Understating Customer Perceived Latency

Measuring web performance through end user’s lens

5 min readOct 15, 2019

When we talk about web app’s performance there are many metrics that come into the picture like the load time, time to the first byte, time to contentful paint, etc.

Out of these, there are some metrics which talk about the network latency, the time a web page was waiting for the connection to be established & files/scripts to be served over the network & some metrics are specific to what happens after that, for example the time to first paint, first contentful paint, time to interact & first input delay.

Here are the standard timings that are reported by the browser window’s performance object

https://www.w3.org/TR/navigation-timing/timing-overview.png

Before we hit the page’s onLoad handler, all these happen, but this doesn’t include the latency that end users may perceive.

The real user’s perceived latency will most of the time be higher than the time for loadEventEnd after hitting a URL in the browser.

For an end-user, the page is useful & is loaded completly only when it is usable.

Time to interactive is when a web page’s content is fully loaded, the browser has rendered the page, there is meaningful & usable content on the page that the user can interact with.

What is preventing the web-page to be ready, fully loaded & interactable after the content is downloaded by the browser?

The CPU thread being busy at the time of page load is what causes a page to be rendered fully or partially but still not usable or interactable. Let us look at some of the reasons for that:

There is a lot of JS computation happening on page load.
Take a look at these recommendations to avoid it: https://developers.google.com/web/fundamentals/performance/optimizing-content-efficiency/javascript-startup-optimization/

2. The web app is image-heavy. In such a case you will see images being rendered like a curtain drop effect & page is not usable.

3. The CPU is busy doing something else so that it is not able to follow the event loop correctly & is missing cycles to complete the page rendering. (This mostly is environmental & something, as a web app developer we have less control on). This is what makes it difficult to use the time to interactive as a metric be captured for real user monitoring & to make business decisions out of it. Real user devices may vary drastically in terms of RAM/CPU/OS configuration, browser, platform & operating conditions like %CPU busy, etc.

Time to first interactive vs Time to consistently interactive

Since time to interactive was coined as a web performance metric there have been opinions & questions that should we be interested in time to first interactive (the time when for the first time CPU thread was available to respond the user’s interaction) or time to consistently interactive (the time after page load after which CPU is idle consistently & available to respond to user’s interactions without any delay)?
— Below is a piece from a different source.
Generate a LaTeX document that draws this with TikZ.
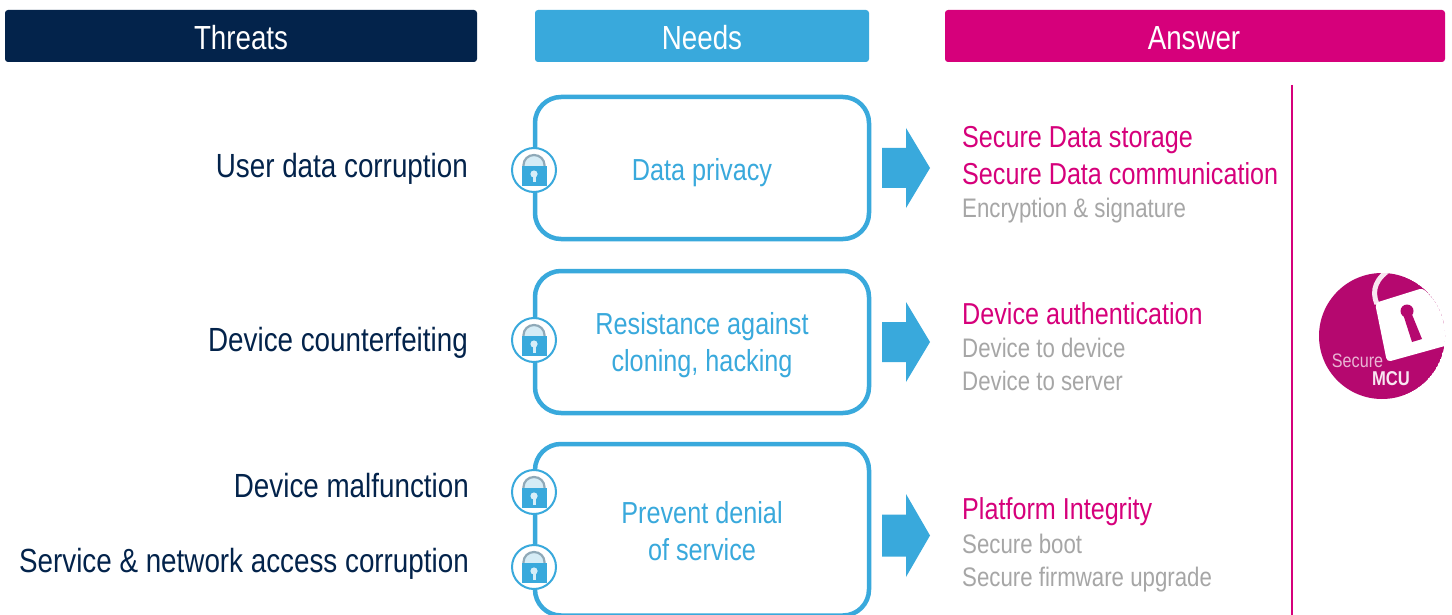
\documentclass[tikz,border=0pt]{standalone}
\usepackage{fontspec}
\setmainfont[FakeStretch=0.83]{Liberation Sans}
\definecolor{navy}{HTML}{03234B}
\definecolor{skyb}{HTML}{39A9DC}
\definecolor{pinkm}{HTML}{D6007B}
\definecolor{greyt}{HTML}{A6A6A6}
\definecolor{mcubg}{HTML}{B5086F}
\definecolor{shackle}{HTML}{8FA9B8}
\definecolor{shacklein}{HTML}{D5ECF6}
\newcommand{\fsz}[1]{\fontsize{#1}{#1}\selectfont}
\tikzset{
  x=1pt,y=-1pt,
  headtxt/.style={anchor=base,inner sep=0pt,text=white,font=\fsz{33.4}},
  threat/.style={anchor=base east,text=navy,inner sep=0pt,font=\fsz{33.5}},
  needbox/.style={draw=skyb,line width=4.5pt,rounded corners=26pt,fill=white},
  needtxt/.style={anchor=base,text=skyb,inner sep=0pt,font=\fsz{30.4}},
  anspink/.style={anchor=base west,text=pinkm,inner sep=0pt,font=\fsz{30.3}},
  ansgrey/.style={anchor=base west,text=greyt,inner sep=0pt,font=\fsz{26.8}},
  blockarrow/.style={fill=skyb,draw=none},
}
\newcommand{\padlock}[3]{% name, x, y
  \node[circle,draw=skyb,line width=2pt,fill=white,minimum size=44pt,inner sep=0pt] (#1) at (#2,#3) {};
  \begin{scope}[shift={(#2,#3)}]
    \draw[line width=2.2pt,color=shackle,fill=shacklein] (-10.5,-2) -- (-10.5,-5) arc[start angle=180,end angle=0,x radius=10.5,y radius=-10] -- (10.5,-2) -- cycle;
    \fill[skyb] (-12.5,-4) rectangle (12.5,16);
    \fill[white!80!skyb] (0,4) circle (3.6);
    \fill[white!80!skyb] (-1.5,5) rectangle (1.5,12.5);
  \end{scope}
}
\newcommand{\blockarr}[3]{%
  \fill[blockarrow] (882,#1-#3) -- (906,#1-#3) -- (906,#1-#2) -- (930,#1) -- (906,#1+#2) -- (906,#1+#3) -- (882,#1+#3) -- cycle;
}
\begin{document}
\begin{tikzpicture}
\useasboundingbox (0,0) rectangle (1452,615);
\clip (0,0) rectangle (1452,615);
\fill[white] (0,0) rectangle (1452,615);
% headers
\fill[navy,rounded corners=3pt] (5,10) rectangle (477,62);
\fill[skyb,rounded corners=3pt] (535,10) rectangle (869,62);
\fill[pinkm,rounded corners=3pt] (945,10) rectangle (1445,62);
\node[headtxt] (hthreats) at (241,50) {Threats};
\node[headtxt] (hneeds) at (702,50) {Needs};
\node[headtxt] (hanswer) at (1194,50) {Answer};
% threats
\node[threat] (t1) at (468,178) {User data corruption};
\node[threat] (t2) at (468,351) {Device counterfeiting};
\node[threat] (t3) at (469,497) {Device malfunction};
\node[threat] (t4) at (469,572) {Service \& network access corruption};
% need boxes
\draw[needbox] (535,97) rectangle (869,239);
\draw[needbox] (535,271) rectangle (869,413);
\draw[needbox] (535,444) rectangle (869,615.5);
\node[needtxt] (n1) at (702,181) {Data privacy};
\node[needtxt] (n2a) at (702,334) {Resistance against};
\node[needtxt] (n2b) at (702,371) {cloning, hacking};
\node[needtxt] (n3a) at (702,523) {Prevent denial};
\node[needtxt] (n3b) at (702,560) {of service};
% padlocks
\padlock{l1}{534}{170}
\padlock{l2}{534}{340}
\padlock{l3}{534}{492}
\padlock{l4}{534}{567}
% arrows
\blockarr{168}{40}{20}
\blockarr{342}{40}{20}
\blockarr{535.5}{41.5}{21}
% answers
\node[anspink] (a1) at (962,148) {Secure Data storage};
\node[anspink] (a2) at (962,185) {Secure Data communication};
\node[ansgrey] (a3) at (962,218) {Encryption \& signature};
\node[anspink] (a4) at (962,324) {Device authentication};
\node[ansgrey] (a5) at (962,357) {Device to device};
\node[ansgrey] (a6) at (962,390) {Device to server};
\node[anspink] (a7) at (962,519) {Platform Integrity};
\node[ansgrey] (a8) at (962,553) {Secure boot};
\node[ansgrey] (a9) at (962,586) {Secure firmware upgrade};
% divider
\draw[pinkm,line width=2pt] (1291.5,85) -- (1291.5,615);
% MCU badge
\begin{scope}
  \clip (1382,336) circle (63);
  \fill[mcubg] (1382,336) circle (63);
  \draw[white!90!mcubg,line width=5pt] (1377,304) .. controls (1371,290) and (1376,278) .. (1392,268);
  \fill[white,rounded corners=4pt] (1375,303) -- (1423,288) -- (1475,345) -- (1470,339) -- (1387,362) -- cycle;
  \fill[mcubg] (1407,311) circle (6.5);
  \fill[mcubg] (1403,314) -- (1411,312) -- (1422,339) -- (1412,342) -- cycle;
\end{scope}
\node[anchor=base,inner sep=0pt,text=white!70!mcubg,font=\fsz{19.5}] (sec) at (1357.5,367) {Secure};
\node[anchor=base,inner sep=0pt,text=white!90!mcubg,font=\bfseries\fsz{20}] (mcu) at (1391,385) {MCU};
\end{tikzpicture}
\end{document}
The major difference between the two is also the way or algorithm to calculate these two numbers. We will have a look at the algorithm at a high level in a short while.

We have these two metrics defined separately because of a fact that after our page load, there could be deferred/async calls happening that can keep CPU busy for a while. Consider a page that loads quickly & then does async calls to get the data to be rendered in a widget or a side-bar, in such cases the CPU will still be busy in performing these operations & may not respond to user actions smoothly.

Vendors who provide time to interactive have chosen either one of them as a standard.

How to capture time to interactive?

There have been many ways to capture time to interactive by different vendors like Google, Akamai, etc & for different purposes. The time to interactive numbers that we get in Chrome Dev Tool’s Lighthouse is restricted to have a constant platform & environment.

While there are vendors that provide time to interactive for Real User Monitoring (RUM) as well, like Akamai’s Boomerang.

At a high level, this is how the algorithm looks like:

https://github.com/WICG/time-to-interactive#definition

Please note that since in this algorithm we wait for 5 seconds of CPU idle period to report time to interactive it is more likely to be time to consistently interactive.

If we just report the time at which we see the network & CPU to be idle for the first time after the reference, it is time to first interactive.

Many vendors prefer time to consistently interactive as a number to report, due to its stability.
https://docs.google.com/document/d/1GGiI9-7KeY3TPqS3YT271upUVimo-XiL5mwWorDUD4c/edit

Tools to capture time to interactive

Google’s Lighthouse (Lab data) https://developers.google.com/web/tools/lighthouse/
Akamai’s Boomerang (RUM) https://developer.akamai.com/tools/boomerang/

Custom Implementation

For my use case, I tried a custom implementation of the algorithm.

The support for getting to know the active network requests, the behavior of timers, support for LongTaskAPI varies with browsers. To have RUM in place supporting the majority of the browsers, we do fallbacks of the non-supported APIs.

1. We look for 4 occurrences of consecutive 50ms intervals where we see:1.1 No resource being downloaded.1.2 CPU busy % being under 25.1.3 There are no disabled submit buttons on the page1.4 User is already not interacting with the page2. If we see a window of 4 cycles where all above conditions are met, we declare TTI as start of the window3. ELSE we move the window ahead

Learnings

“TTI can be difficult to track in the wild”, time to interactive is not something as a developer I would be very much interested in. There are platform/environmental factors that can increase the numbers. At the same time, it is good to see how end users are perceiving the webpage through such metrics through real user monitoring. For a business decision-maker, the CPL makes it clear where to invest in terms of performance improvements.